TASK BRIEF: In the entries below, find every line with "matplotlib" and copy it.

LISTED ENTRIES:
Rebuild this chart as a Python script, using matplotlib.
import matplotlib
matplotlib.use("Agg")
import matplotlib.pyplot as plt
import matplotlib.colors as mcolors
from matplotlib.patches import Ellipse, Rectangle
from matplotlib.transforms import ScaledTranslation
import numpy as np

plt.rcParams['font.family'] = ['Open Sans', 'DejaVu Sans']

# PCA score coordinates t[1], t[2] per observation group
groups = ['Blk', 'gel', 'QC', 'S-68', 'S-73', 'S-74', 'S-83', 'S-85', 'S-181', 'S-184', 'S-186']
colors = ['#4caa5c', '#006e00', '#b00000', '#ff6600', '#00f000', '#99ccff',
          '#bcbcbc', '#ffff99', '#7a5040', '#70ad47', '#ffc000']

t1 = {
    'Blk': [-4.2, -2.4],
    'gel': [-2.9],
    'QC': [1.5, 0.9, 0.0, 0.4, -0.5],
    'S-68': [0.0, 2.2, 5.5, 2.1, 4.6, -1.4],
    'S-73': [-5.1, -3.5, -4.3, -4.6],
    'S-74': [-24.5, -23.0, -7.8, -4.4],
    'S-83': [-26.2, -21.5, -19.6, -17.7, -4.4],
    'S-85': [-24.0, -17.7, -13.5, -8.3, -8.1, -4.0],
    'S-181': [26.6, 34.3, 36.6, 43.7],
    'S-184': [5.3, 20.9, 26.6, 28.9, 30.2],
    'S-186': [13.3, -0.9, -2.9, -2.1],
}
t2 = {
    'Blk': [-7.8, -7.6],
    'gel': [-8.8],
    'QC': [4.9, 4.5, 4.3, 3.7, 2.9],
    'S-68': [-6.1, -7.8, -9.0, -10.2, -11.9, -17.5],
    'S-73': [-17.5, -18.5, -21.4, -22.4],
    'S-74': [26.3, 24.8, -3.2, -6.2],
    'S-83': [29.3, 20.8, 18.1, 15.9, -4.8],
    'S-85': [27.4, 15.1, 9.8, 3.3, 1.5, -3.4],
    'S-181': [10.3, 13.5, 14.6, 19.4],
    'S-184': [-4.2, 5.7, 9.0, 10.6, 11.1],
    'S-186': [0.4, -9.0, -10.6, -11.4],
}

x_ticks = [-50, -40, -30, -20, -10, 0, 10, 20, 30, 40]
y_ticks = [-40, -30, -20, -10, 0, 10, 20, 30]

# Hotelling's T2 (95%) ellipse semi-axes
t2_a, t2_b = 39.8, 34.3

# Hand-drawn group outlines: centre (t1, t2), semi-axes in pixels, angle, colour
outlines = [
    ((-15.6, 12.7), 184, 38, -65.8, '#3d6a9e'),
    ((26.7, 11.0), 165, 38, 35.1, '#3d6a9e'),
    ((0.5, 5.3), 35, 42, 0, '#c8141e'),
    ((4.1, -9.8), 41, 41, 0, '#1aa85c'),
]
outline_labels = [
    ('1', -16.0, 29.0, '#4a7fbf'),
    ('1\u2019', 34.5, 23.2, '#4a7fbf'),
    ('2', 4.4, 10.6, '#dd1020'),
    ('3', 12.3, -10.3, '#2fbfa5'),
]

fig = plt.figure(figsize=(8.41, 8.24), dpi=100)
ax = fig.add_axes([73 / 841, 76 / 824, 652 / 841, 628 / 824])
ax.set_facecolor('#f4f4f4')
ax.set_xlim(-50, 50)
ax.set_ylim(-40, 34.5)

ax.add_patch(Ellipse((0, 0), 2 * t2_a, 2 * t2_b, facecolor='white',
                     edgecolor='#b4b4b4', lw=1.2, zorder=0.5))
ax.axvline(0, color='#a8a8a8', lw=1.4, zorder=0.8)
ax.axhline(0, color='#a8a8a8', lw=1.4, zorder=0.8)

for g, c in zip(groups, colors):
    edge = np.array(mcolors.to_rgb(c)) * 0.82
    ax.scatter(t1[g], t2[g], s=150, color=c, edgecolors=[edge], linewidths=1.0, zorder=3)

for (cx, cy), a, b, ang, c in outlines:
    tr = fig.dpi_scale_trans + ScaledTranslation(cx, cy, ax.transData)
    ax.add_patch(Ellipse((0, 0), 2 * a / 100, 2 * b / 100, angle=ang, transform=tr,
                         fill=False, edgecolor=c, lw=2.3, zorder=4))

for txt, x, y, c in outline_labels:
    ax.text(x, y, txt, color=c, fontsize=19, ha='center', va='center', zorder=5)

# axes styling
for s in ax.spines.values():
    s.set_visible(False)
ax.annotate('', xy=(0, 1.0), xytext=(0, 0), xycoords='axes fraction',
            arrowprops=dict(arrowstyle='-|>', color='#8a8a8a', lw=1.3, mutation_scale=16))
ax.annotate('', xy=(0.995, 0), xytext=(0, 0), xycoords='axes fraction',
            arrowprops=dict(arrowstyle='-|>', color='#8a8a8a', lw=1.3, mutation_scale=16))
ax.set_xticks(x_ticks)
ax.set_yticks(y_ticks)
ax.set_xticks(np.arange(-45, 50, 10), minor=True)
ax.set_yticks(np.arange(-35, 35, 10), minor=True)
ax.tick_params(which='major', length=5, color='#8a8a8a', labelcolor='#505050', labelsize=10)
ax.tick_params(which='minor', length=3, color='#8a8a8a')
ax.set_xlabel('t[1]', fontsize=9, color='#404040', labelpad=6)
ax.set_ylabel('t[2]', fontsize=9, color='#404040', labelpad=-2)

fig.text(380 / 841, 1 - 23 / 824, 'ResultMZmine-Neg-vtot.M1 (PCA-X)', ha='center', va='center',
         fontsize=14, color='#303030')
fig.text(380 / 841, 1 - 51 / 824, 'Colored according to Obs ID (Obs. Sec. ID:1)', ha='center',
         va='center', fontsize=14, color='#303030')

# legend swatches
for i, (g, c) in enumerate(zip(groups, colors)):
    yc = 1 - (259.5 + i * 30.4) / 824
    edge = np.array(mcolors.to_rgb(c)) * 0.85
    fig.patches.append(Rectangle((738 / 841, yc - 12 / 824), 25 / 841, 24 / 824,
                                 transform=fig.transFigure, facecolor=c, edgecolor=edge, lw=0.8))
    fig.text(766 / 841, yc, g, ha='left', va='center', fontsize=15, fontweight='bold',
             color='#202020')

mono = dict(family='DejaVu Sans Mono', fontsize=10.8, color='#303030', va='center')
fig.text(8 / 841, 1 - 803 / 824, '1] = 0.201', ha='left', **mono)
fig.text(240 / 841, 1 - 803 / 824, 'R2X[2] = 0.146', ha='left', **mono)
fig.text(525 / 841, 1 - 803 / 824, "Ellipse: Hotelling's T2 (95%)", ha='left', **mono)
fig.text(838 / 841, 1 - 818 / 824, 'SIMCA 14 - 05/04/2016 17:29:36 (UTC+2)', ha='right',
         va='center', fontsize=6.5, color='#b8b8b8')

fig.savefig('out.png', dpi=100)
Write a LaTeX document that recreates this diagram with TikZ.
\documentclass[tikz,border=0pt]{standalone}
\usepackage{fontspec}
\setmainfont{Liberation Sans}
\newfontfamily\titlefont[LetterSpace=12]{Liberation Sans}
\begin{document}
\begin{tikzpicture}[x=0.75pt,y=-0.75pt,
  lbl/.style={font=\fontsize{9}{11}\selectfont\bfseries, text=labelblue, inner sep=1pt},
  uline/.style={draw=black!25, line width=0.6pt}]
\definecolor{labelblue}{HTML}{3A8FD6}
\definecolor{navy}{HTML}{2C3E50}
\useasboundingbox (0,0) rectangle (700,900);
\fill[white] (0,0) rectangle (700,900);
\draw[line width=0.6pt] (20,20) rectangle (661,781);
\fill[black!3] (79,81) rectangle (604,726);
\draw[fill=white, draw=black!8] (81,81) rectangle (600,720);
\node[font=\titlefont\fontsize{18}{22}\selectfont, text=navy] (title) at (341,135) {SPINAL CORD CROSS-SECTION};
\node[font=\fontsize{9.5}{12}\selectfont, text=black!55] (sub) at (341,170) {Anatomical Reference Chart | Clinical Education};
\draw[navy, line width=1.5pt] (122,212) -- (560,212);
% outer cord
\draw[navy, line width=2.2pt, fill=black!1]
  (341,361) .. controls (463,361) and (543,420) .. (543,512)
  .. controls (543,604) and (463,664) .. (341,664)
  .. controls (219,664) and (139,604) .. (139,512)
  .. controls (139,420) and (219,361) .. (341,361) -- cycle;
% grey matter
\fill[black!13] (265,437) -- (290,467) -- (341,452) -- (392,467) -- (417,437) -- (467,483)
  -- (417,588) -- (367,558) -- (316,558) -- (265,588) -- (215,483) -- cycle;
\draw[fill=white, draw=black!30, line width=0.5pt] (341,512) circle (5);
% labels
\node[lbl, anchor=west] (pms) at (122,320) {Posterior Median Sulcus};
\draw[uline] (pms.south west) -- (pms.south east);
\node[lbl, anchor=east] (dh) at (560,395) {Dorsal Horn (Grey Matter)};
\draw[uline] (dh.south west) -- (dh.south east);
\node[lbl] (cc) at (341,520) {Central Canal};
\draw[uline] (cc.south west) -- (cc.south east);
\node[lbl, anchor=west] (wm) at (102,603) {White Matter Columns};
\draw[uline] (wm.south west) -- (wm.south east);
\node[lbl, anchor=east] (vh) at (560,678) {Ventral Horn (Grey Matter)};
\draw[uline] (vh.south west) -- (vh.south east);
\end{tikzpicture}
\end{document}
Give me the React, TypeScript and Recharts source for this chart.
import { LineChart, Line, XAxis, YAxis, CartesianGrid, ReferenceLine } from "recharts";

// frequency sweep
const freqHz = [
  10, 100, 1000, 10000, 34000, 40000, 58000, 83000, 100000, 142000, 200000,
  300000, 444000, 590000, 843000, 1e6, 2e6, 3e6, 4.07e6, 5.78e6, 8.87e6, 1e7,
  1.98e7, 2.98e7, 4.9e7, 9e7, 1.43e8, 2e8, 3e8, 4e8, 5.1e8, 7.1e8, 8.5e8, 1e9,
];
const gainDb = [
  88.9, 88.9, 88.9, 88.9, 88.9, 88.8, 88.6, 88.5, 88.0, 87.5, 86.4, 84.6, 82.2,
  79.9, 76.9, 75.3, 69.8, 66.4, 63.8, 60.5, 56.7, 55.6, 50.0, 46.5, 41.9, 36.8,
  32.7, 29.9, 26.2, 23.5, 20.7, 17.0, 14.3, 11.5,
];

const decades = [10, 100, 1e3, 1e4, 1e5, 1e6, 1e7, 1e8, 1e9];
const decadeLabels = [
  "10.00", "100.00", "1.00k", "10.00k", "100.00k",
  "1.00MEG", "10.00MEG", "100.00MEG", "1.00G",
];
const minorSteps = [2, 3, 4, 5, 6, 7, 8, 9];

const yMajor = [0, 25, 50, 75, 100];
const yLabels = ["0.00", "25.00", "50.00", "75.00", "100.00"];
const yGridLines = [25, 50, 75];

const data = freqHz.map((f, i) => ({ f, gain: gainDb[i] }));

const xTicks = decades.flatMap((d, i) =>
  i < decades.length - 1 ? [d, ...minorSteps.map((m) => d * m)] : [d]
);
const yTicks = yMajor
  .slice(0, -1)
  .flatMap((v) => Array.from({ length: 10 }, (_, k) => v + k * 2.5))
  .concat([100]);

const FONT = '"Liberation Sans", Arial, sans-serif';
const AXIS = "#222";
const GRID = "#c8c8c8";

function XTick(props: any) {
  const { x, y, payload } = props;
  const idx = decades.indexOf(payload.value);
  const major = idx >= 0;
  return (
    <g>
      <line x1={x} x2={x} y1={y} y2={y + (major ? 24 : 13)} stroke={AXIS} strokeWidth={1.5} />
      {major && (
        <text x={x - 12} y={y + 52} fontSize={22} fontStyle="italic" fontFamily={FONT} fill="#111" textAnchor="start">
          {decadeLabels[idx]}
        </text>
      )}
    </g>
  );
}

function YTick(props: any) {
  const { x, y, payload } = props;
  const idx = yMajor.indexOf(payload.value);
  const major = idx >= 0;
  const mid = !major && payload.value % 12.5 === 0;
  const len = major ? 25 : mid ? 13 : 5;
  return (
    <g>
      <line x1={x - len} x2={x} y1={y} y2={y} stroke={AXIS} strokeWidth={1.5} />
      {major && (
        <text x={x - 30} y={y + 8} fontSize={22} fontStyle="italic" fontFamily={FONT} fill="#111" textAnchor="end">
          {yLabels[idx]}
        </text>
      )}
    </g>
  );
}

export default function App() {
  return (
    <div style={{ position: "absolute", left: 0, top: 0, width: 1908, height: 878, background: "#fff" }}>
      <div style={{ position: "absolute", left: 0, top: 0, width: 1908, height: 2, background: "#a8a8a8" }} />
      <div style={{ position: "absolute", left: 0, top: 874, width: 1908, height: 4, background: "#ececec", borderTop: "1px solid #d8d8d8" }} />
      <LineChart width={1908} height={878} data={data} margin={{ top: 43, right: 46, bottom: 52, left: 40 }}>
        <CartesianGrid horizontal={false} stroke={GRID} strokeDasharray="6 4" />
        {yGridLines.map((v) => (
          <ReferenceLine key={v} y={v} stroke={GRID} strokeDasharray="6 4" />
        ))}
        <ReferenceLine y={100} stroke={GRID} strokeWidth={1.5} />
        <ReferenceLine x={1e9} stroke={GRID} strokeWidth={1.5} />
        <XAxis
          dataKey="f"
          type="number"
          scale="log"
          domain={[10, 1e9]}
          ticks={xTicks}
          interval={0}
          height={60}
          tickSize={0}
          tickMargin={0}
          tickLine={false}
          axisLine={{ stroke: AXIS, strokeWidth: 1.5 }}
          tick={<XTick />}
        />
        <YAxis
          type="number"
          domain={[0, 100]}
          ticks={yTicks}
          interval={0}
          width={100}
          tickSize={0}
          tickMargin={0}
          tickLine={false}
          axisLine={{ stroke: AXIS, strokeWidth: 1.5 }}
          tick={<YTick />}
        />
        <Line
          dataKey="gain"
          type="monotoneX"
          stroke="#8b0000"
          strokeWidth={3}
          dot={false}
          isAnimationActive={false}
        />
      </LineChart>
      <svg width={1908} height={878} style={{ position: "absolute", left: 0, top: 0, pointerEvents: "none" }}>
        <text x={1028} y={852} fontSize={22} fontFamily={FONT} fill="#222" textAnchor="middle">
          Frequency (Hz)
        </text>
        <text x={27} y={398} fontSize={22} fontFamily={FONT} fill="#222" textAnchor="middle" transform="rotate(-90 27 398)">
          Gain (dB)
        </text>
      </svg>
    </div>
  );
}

EXERCISE RESULT:
Rebuild this chart as a Python script, using matplotlib.
import matplotlib
matplotlib.use("Agg")
import matplotlib.pyplot as plt
import matplotlib.colors as mcolors
from matplotlib.patches import Ellipse, Rectangle
from matplotlib.transforms import ScaledTranslation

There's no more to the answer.